Summary: Two women of different generations are thrust into each other’s lives, and form an unlikely friendship. As tumultuous Afghanistan is thrown into war once again, they demonstrate how far one will go for the people they love.

This book is brutal and depressing, and also somewhat educational (fiction set in foreign lands is fast becoming one of my favourite genres. Did you know there were once gigantic Buddha statues in Afghanistan? I didn’t. I wish I could have seen them before they were destroyed – during a time I was old enough to remember, even). It prompted me to find out how the Taleban differs from the al-Qaeda, why the Soviets were in Afghanistan…It enraged me, and reminded me how lucky I am to be a woman living in a liberal country. This is a proud testament to the human spirit, to the strength and independence of women in Afghanistan (and other similar places) who refuse to be cowed. And finally, it led me to wonder just how much the human race could achieve if we could stop killing each other, repressing females, and focus our energies on more productive tasks instead.
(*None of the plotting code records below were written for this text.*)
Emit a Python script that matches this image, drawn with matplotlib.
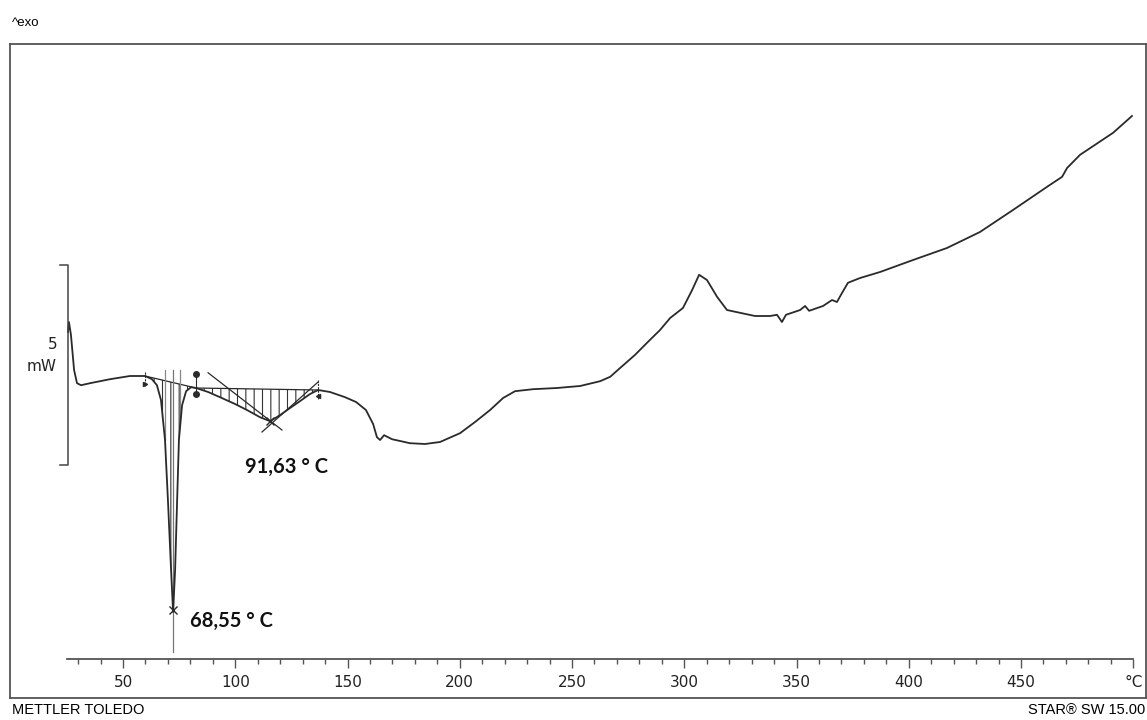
import numpy as np
import matplotlib
matplotlib.use("Agg")
import matplotlib.pyplot as plt

# DSC curve, temperature (°C) and heat flow (mW, exo up)
temp = [25.5, 25.9, 26.8, 28.2, 29.5, 31.3, 35.3, 44.2, 53.1, 59.8,
        62.9, 65.1, 66.9, 68.7, 70.0, 71.4, 72.3, 73.2, 74.1, 74.9,
        76.3, 78.1, 80.3, 82.5, 87.9, 93.2, 99.9, 105.2, 111.0, 115.5,
        119.9, 124.4, 128.8, 133.3, 136.9, 142.2, 148.9, 153.8, 158.2, 161.4,
        163.1, 164.5, 166.3, 169.8, 177.8, 184.5, 191.2, 200.1, 206.8, 213.5,
        219.3, 224.6, 232.6, 243.3, 253.6, 262.5, 267.0, 271.4, 278.1, 283.4,
        289.2, 293.7, 299.4, 303.5, 306.6, 310.1, 314.6, 319.0, 324.8, 331.5,
        338.2, 341.3, 343.5, 345.3, 351.6, 353.8, 355.6, 361.8, 365.8, 368.0,
        370.3, 372.9, 378.3, 387.2, 401.9, 417.0, 431.7, 446.4, 461.6, 468.3,
        470.5, 476.3, 491.0, 499.4]
heat_flow = [1.15, 1.40, 1.08, 0.20, -0.13, -0.18, -0.13, -0.03, 0.05, 0.05,
             -0.03, -0.18, -0.55, -1.55, -3.05, -4.80, -5.85, -4.80, -3.05, -1.55,
             -0.68, -0.33, -0.23, -0.25, -0.35, -0.48, -0.65, -0.80, -0.98, -1.08,
             -0.93, -0.75, -0.58, -0.40, -0.30, -0.35, -0.48, -0.60, -0.80, -1.15,
             -1.48, -1.55, -1.43, -1.53, -1.63, -1.65, -1.60, -1.38, -1.10, -0.80,
             -0.50, -0.33, -0.28, -0.25, -0.20, -0.08, 0.03, 0.25, 0.58, 0.88,
             1.20, 1.50, 1.75, 2.20, 2.58, 2.45, 2.03, 1.70, 1.63, 1.55,
             1.55, 1.58, 1.40, 1.58, 1.70, 1.80, 1.68, 1.80, 1.95, 1.90,
             2.13, 2.38, 2.50, 2.65, 2.95, 3.25, 3.65, 4.20, 4.78, 5.03,
             5.25, 5.58, 6.13, 6.55]

# integration limits (°C) and peak positions
peak1_limits = [59.8, 82.5]
peak2_limits = [82.5, 136.9]
peak1_T, peak1_val = 72.3, -5.85
peak2_T, peak2_val = 115.5, -1.08
peak1_label = "68,55 ° C"
peak2_label = "91,63 ° C"

# tangents used for the second peak
tan_left_T = [87.9, 120.8]
tan_left_val = [0.13, -1.30]
tan_right_T = [111.9, 136.9]
tan_right_val = [-1.35, -0.10]

scale_bar_mw = [-2.17, 2.83]   # 5 mW scale bracket
x_ticks = [50, 100, 150, 200, 250, 300, 350, 400, 450, 500]
x_tick_labels = ["50", "100", "150", "200", "250", "300", "350", "400", "450", "°C"]

temp = np.array(temp)
heat_flow = np.array(heat_flow)

plt.rcParams["hatch.linewidth"] = 0.8
line_col = "#2a2a2a"

fig = plt.figure(figsize=(11.47, 7.2), dpi=100)

# outer frame
frame = fig.add_axes([10 / 1147, 22 / 720, 1136 / 1147, 654 / 720])
frame.set_xticks([])
frame.set_yticks([])
for s in frame.spines.values():
    s.set_color("#555555")
    s.set_linewidth(1.3)

# data axes
ax = fig.add_axes([66.9 / 1147, 61 / 720, 1066.4 / 1147, 615 / 720])
ax.patch.set_alpha(0)
ax.set_xlim(25, 500)
ax.set_ylim(-7.025, 8.35)
for side in ["top", "right", "left"]:
    ax.spines[side].set_visible(False)
ax.spines["bottom"].set_color("#555555")
ax.spines["bottom"].set_linewidth(1.3)
ax.set_yticks([])
ax.set_xticks(x_ticks)
ax.set_xticklabels(x_tick_labels, fontsize=11, color="#222222")
ax.set_xticks(np.arange(30, 500, 10), minor=True)
ax.tick_params(axis="x", which="major", direction="out", length=6.5, width=1, color="#555555", pad=5)
ax.tick_params(axis="x", which="minor", direction="out", length=3.8, width=1, color="#555555")

# hatched peak areas between curve and linear baseline
for lim in [peak1_limits, peak2_limits]:
    m = (temp >= lim[0]) & (temp <= lim[1])
    t = temp[m]
    ends = [np.interp(lim[0], temp, heat_flow), np.interp(lim[1], temp, heat_flow)]
    base = np.interp(t, lim, ends)
    ax.fill_between(t, base, heat_flow[m], facecolor="none", edgecolor="#333333", hatch="||", linewidth=0)
    ax.plot(lim, ends, color=line_col, lw=0.9)

# peak marker lines
ax.plot([peak1_T, peak1_T], [0.2, -6.85], color="#777777", lw=0.9)
ax.plot([68.7, 68.7], [0.2, -1.55], color="#888888", lw=0.9)
ax.plot([75.6, 75.6], [0.2, -1.0], color="#888888", lw=0.9)
ax.plot(tan_left_T, tan_left_val, color=line_col, lw=0.9)
ax.plot(tan_right_T, tan_right_val, color=line_col, lw=0.9)

# main curve
ax.plot(temp, heat_flow, color=line_col, lw=1.3)

ax.plot([peak1_T], [peak1_val + 0.05], marker="x", color=line_col, ms=6, mew=1)
ax.plot([peak2_T], [peak2_val], marker="x", color=line_col, ms=6, mew=1)

# integration limit markers
ax.plot([peak1_limits[0]] * 2, [0.15, -0.2], color=line_col, lw=0.8, ls=(0, (2, 1)))
ax.plot([peak1_limits[0]], [-0.15], marker=">", color=line_col, ms=3)
ax.plot([peak2_limits[0]] * 2, [0.1, -0.4], color=line_col, lw=0.8)
ax.plot([peak2_limits[0]] * 2, [0.1, -0.4], ls="none", marker="o", color=line_col, ms=4)
ax.plot([peak2_limits[1]] * 2, [-0.05, -0.55], color=line_col, lw=0.8, ls=(0, (2, 1)))
ax.plot([peak2_limits[1]], [-0.45], marker="<", color=line_col, ms=3)

ax.text(79.8, -6.08, peak1_label, fontsize=14.5, fontweight="bold", family="Lato", va="center", color="#111111")
ax.text(104.3, -2.23, peak2_label, fontsize=14.5, fontweight="bold", family="Lato", va="center", color="#111111")

# 5 mW scale bracket
ax.plot([21.9, 25.5, 25.5, 21.9], [scale_bar_mw[1], scale_bar_mw[1], scale_bar_mw[0], scale_bar_mw[0]],
        color="#444444", lw=1.1, clip_on=False)
ax.text(20.6, 0.83, "5", fontsize=11, ha="right", va="center", color="#222222", clip_on=False)
ax.text(20.6, 0.28, "mW", fontsize=11, ha="right", va="center", color="#222222", clip_on=False)

fig.text(12 / 1147, 1 - 23 / 720, "^exo", fontsize=9.5, family="Liberation Sans", va="center")
fig.text(12 / 1147, 1 - 710 / 720, "METTLER TOLEDO", fontsize=10.5, family="Liberation Sans", va="center")
fig.text(1145 / 1147, 1 - 710 / 720, "STAR® SW 15.00", fontsize=10.5, family="Liberation Sans",
         va="center", ha="right")

fig.savefig("out.png", dpi=100)
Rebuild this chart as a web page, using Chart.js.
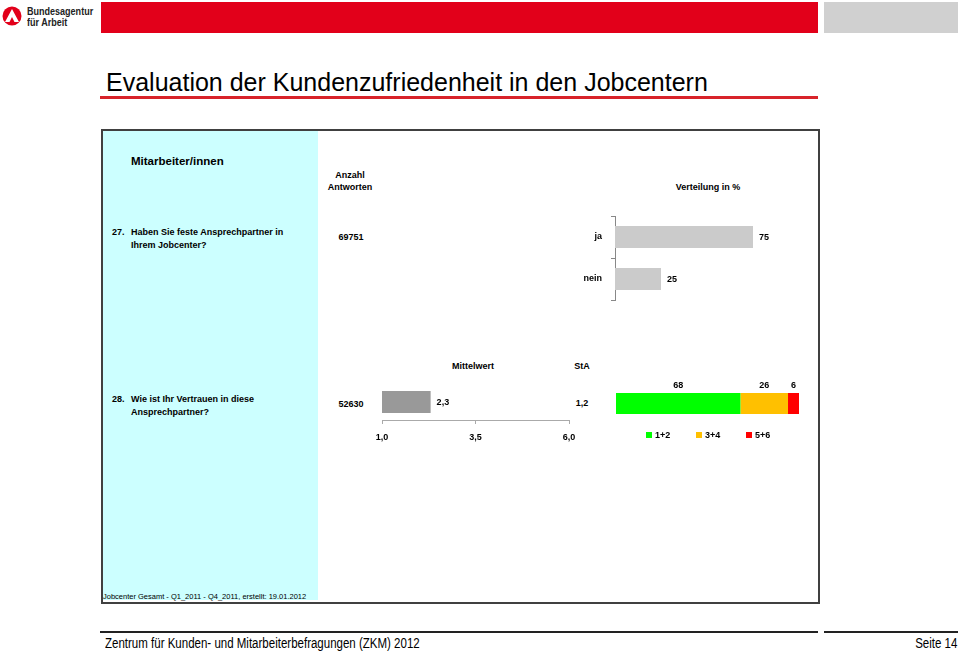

Firefly Lane – Kristin Hannah

Summary: Two best friends take entirely different paths in life – the girl with the troubled childhood becomes one of the biggest TV journalists/talk show hosts of all time, while her foil Kate (living somewhat in her shadow, even marrying a man who used to pine for Tully) chooses a quiet life as a suburban housewife.

Let’s keep this short. Enjoyable – not particularly original, perhaps, but a pleasant, undemanding read. If you have super close female friends, or you lived through the 70s and 80s, perhaps it will resonate more with you. For me, what stuck most were the observations of life in journalism and the demands it makes on you – demands which Tully embraced and Kate shrunk from. Others have said it resembles a Lifetime move (“TV for stupid people!”) so take from that what you will.